Mary Costa, who provided the voice for Princess Aurora, as well as a life-action reference for the animator, saw the film this September in high definition at the El Capitan theater.
“I was absolutely enveloped in what I thought was a perfect film,” she said. “I’ve seen it through the years, and I thought Walt Disney must be smiling because he was a perfectionist, and for the first time, it was perfection.”
The experience brought back a flood of memories Costa had about Walt Disney himself and the care with which he handled this project. “He was a perfectionist but had a childlike attitude of enthusiasm,” she said, remembering how he would joke with her about not getting a cold before she recorded her lines.
While many animated projects today rely on temp tracks to be voiced over later by name actors, or require the voice actors to read all their lines in a few sessions at the beginning of a project, Walt Disney worked with his actors over the course of years.
“We started in 1952, and my voice work was done in 1955,” Costa said.
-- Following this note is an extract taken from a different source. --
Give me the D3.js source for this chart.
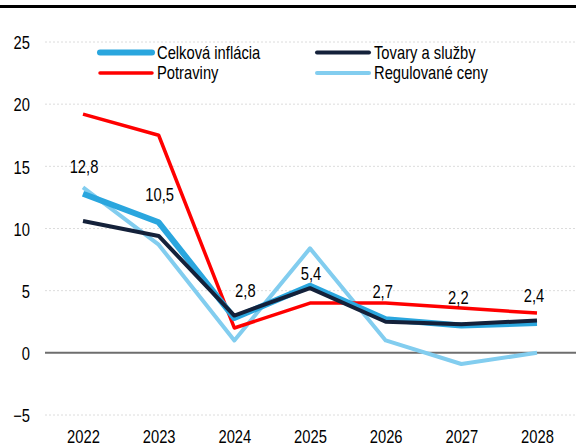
<!DOCTYPE html>
<html>
<head>
<meta charset="utf-8">
<script src="https://cdn.jsdelivr.net/npm/d3@7"></script>
<style>
  body { margin: 0; background: #fff; }
  svg { display: block; font-family: "Liberation Sans", Arial, sans-serif; }
</style>
</head>
<body>
<svg id="chart" width="576" height="446"></svg>
<script>
// data
var years = ["2022", "2023", "2024", "2025", "2026", "2027", "2028"];
var celkova = [12.8, 10.5, 2.8, 5.4, 2.7, 2.2, 2.4];
var tovary = [10.6, 9.4, 3.0, 5.2, 2.5, 2.3, 2.6];
var potraviny = [19.2, 17.5, 2.0, 4.0, 4.0, 3.6, 3.2];
var regulovane = [13.3, 8.7, 1.0, 8.4, 1.0, -0.9, 0.0];
var yTicks = [-5, 0, 5, 10, 15, 20, 25];
var seriesNames = ["Celková inflácia", "Tovary a služby", "Potraviny", "Regulované ceny"];

var fontFamily = "Liberation Sans, Arial, sans-serif";
var narrow = "scale(0.82,1)"; // the reference uses a condensed face
var svg = d3.select("#chart");
var width = 576, height = 446;
var margin = { top: 42, right: 0, bottom: 31, left: 45 };

// top border
svg.append("line")
    .attr("x1", 0).attr("x2", width)
    .attr("y1", 6.5).attr("y2", 6.5)
    .attr("stroke", "#000").attr("stroke-width", 3);

var xScale = d3.scalePoint()
    .domain(years)
    .range([83, 537]);

var yScale = d3.scaleLinear()
    .domain([-5, 25])
    .range([415, 42]);

// gridlines
svg.append("g")
    .selectAll("line")
    .data(yTicks.filter(d => d != 0))
    .join("line")
    .attr("x1", margin.left).attr("x2", width)
    .attr("y1", d => yScale(d)).attr("y2", d => yScale(d))
    .attr("stroke", "#dcdcdc")
    .attr("stroke-width", 1)
    .attr("stroke-dasharray", "2,2");

// zero line
svg.append("line")
    .attr("x1", margin.left).attr("x2", width)
    .attr("y1", yScale(0)).attr("y2", yScale(0))
    .attr("stroke", "#6e6e6e").attr("stroke-width", 2);

// y axis labels
var yAxis = svg.append("g")
    .attr("transform", "translate(30,1)")
    .call(d3.axisLeft(yScale).tickValues(yTicks).tickSize(0).tickPadding(0));
yAxis.select(".domain").remove();
yAxis.selectAll("text")
    .attr("transform", narrow)
    .attr("font-size", "18px")
    .attr("font-family", fontFamily)
    .attr("fill", "#000");

// x axis labels
var xAxis = svg.append("g")
    .attr("transform", "translate(0,443)")
    .call(d3.axisBottom(xScale).tickSize(0).tickPadding(0));
xAxis.select(".domain").remove();
xAxis.selectAll("text")
    .attr("y", 0)
    .attr("dy", 0)
    .attr("transform", narrow)
    .attr("font-size", "18px")
    .attr("font-family", fontFamily)
    .attr("fill", "#000");

var line = d3.line()
    .x((d, i) => xScale(years[i]))
    .y(d => yScale(d));

var series = [
    { values: regulovane, color: "#82cdef", width: 4 },
    { values: potraviny, color: "#ff0000", width: 3.5 },
    { values: celkova, color: "#2aa6de", width: 6 },
    { values: tovary, color: "#14213a", width: 4 }
];

svg.append("g")
    .selectAll("path")
    .data(series)
    .join("path")
    .attr("d", d => line(d.values))
    .attr("fill", "none")
    .attr("stroke", d => d.color)
    .attr("stroke-width", d => d.width)
    .attr("stroke-linejoin", "round");

// data labels for total inflation
svg.append("g")
    .selectAll("text")
    .data(celkova)
    .join("text")
    .attr("transform", (d, i) => {
        var x = xScale(years[i]) + (i == 2 ? 11 : (i > 3 ? -3 : 1));
        var y = yScale(d) - (i == 3 ? 6 : 21);
        return `translate(${x},${y}) ${narrow}`;
    })
    .attr("text-anchor", "middle")
    .attr("font-size", "18px")
    .attr("font-family", fontFamily)
    .attr("fill", "#000")
    .text(d => d3.format(".1f")(d).replace(".", ","));

// legend
var legendColors = ["#2aa6de", "#14213a", "#ff0000", "#82cdef"];
var legendWidths = [6, 4, 3.5, 4];
var legendPos = [[100, 52.5], [317, 52.5], [100, 73], [317, 73]];

var legend = svg.append("g")
    .selectAll("g")
    .data(seriesNames)
    .join("g")
    .attr("transform", (d, i) => `translate(${legendPos[i][0]},${legendPos[i][1]})`);

legend.append("line")
    .attr("x1", 0).attr("x2", 52)
    .attr("stroke", (d, i) => legendColors[i])
    .attr("stroke-width", (d, i) => legendWidths[i])
    .attr("stroke-linecap", "round");

legend.append("text")
    .attr("transform", `translate(57,6) ${narrow}`)
    .attr("font-size", "18px")
    .attr("font-family", fontFamily)
    .attr("fill", "#000")
    .text(d => d);
</script>
</body>
</html>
She explained that legendary Disney animator Marc Davis. She explained that Davis reminded actors that they weren’t voice-overs. “The voice artists were the ocean of sound upon which he animated,” he would say, emphasizing the need for the voice work to be perfected at the beginning.
Costa, who was discovered by Disney’s musical director Walter Schumann when she sang a song at a dinner party, auditioned for the role with her natural southern accent. During the audition, Davis asked her to do an English accent and coached her into the voice that everyone recognizes in the film today.
Costa explained that he told her that if Vivian Leigh could play a southern belle in “Gone with the Wind,” why couldn’t a southern belle play an English princess?
Even though Disney was present at the audition, he didn’t want to meet her face-to-face because he wanted her voice to define her. When he awarded her the part, Disney called her home and talked to her mother, saying, “Mrs. Costa, I think you have been hiding the Princess Aurora in Glendale, very near our studio in Burbank.”
Years later, after finishing her voice over work, Costa asked Disney why he picked her. “He felt that the placement of my singing voice was so natural that I could use it as an extension of speech,” she explained. “It was classical, but natural. And he felt I used my speaking voice in a melodic way that were perfect for the character. That’s exactly the quality he wanted.”
Even today when she meets young children and puts on her Sleeping Beauty voice, she gets recognized with wide-eyed excitement. “I just feel very honored and blessed to have been chosen,” Costa said about her role as a Disney legend. “It changed my life totally.”